Tubman helped to recruit formerly enslaved African American men to fight in the army during the Civil War. In 1863 Tubman became the first woman to lead an assault during the Civil War in the Combahee River Raid where more than 750 enslaved Africans were freed. 1865, when the Civil War ended, Tubman returned to the USA permanently, making her home in Auburn, New York.  

 


Despite the work that Tubman did during the Civil War, she was never paid by the government. She served as an agent of the Union Army, as a nurse and in various other positions which entitled her to a pension but the government reneged on that agreement. As an African American veteran she was further insulted during a train ride to New York in 1869, when the conductor demanded that she move from her seat into the baggage car. She refused to move and presented the government-issued papers that entitled her to ride in the car. The conductor swore at her and tried to remove her, when she resisted he called two other passengers for help. During the struggle she was physically assaulted, her arm was broken and she was thrown into the baggage car.  

 


Harriet Tubman never received her well-earned pension, but she continued her advocacy and activism and in1898 she became involved in the women’s suffrage movement.
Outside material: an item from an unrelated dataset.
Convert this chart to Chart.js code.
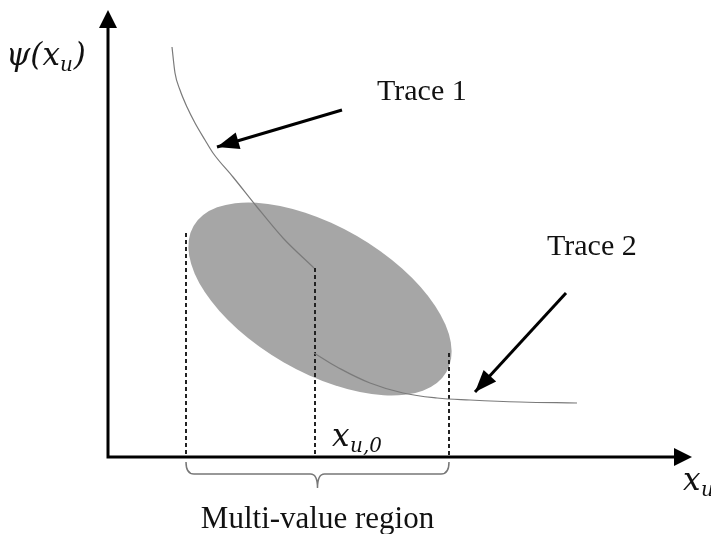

In 1903 she donated her home to the African Methodist Episcopal (AME) Zion Church in Auburn to be converted into a home for the “aged and indigent colored people.” Harriet Tubman, abolitionist and famous conductor on the Underground Railroad who risked her life for her own freedom and the freedom of hundreds of enslaved Africans, transitioned to the ancestral realm on March 10, 1913 at 93 years old. She was buried at Fort Hill Cemetery in Auburn, New York. Her memory is honoured by the Thompson AME Zion Church with an annual pilgrimage to her gravesite.